Die Vorfreude auf das Frühjahr 2025 ist bei Julian Adamek und seinen Mitforschenden fast noch grösser als die damals vor dem Start. Denn dann werden sie die ersten «brauchbaren» Datensätze erhalten. «Jede Aufnahme ist faszinierend. Für mein Feld benötige ich aber möglichst grossräumige Daten.» Dieses Feld ist die Gravitation. Anders gesagt: Die Analyse derer Kräfte in galaktischen Massstäben. Das ist aus physikalischer Sicht spannend, weil die Gravitation grundsätzlich eine unendliche Reichweite hat. Das bedeutet: Zwar nimmt die Gravitationskraft eines Objekts ab, je weiter man sich davon entfernt, aber sie ist trotzdem noch messbar bzw. übt eine Wirkung aus. Diese Tatsache, in Kombination mit den gewaltigen kosmischen Dimensionen, könnte den Forschenden Einblicke in einige der grundlegendsten Fragen der Natur des Universums geben. «Wir erhoffen uns, mehr über die sogenannte ‘Dunkle Energie’ zu lernen. Sie spielt bei der Expansion des Universums eine entscheidende Rolle.
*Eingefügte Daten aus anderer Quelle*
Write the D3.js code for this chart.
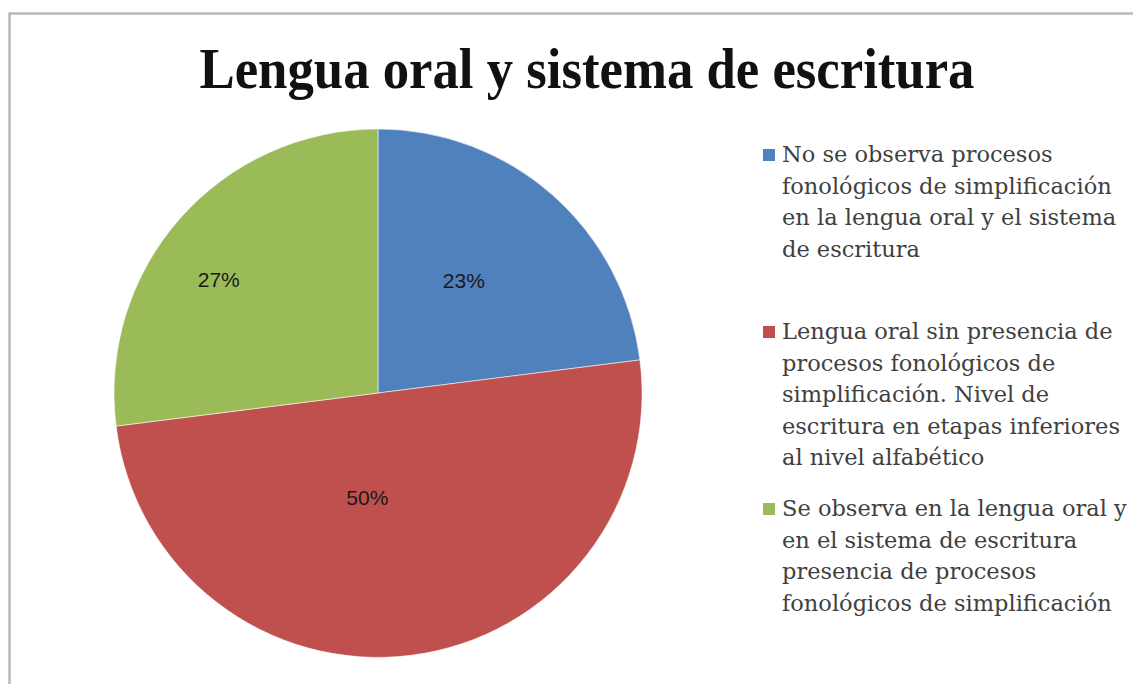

Und wir wissen nicht, was genau sie ist.»

Bei uns spielt die geographische Herkunft keine Rolle. Amerikaner arbeiten Seite an Seite mit Iranern, Israelis mit Pakistanis. Das ist überhaupt kein Thema.

Kosmologe Julian Adamek

Julian Adameks Geduld mit den naiven Fragen des Lokaljournalisten ist bemerkenswert. Er hat grosses Verständnis für menschliche Neugier. Auf die Frage aus dem Publikum, wie man so eine «nicht direkt wirtschaftlich relevante Mission» denn finanziere, hatte er geantwortet: «Die ESA ist ein europäisches Gemeinschaftsprojekt. Jeder Staat leistet seinen Beitrag. Aber klar: Hier geht es nicht um eine Rendite. Der Grundantrieb ist wohl nach wie vor die menschliche Neugier.» Aber irgendwann muss auch der neugierigste Zuhörer mal mit dem Fragen-Bombardement aufhören. Noch eine letzte: Könnte uns der Blick zu den Sternen wohl helfen, als menschliche Gemeinschaft harmonischer zu existieren? «Er schafft sicher Perspektive. Ich kann nur für die Forschung sprechen: Bei uns spielt die geographische Herkunft keine Rolle. Amerikaner arbeiten Seite an Seite mit Iranern, Israelis mit Pakistanis. Das ist überhaupt kein Thema. Die Neugier verbindet. Und alle wissen, dass keine Nation so etwas wie Euclid alleine zustande bringen würde.»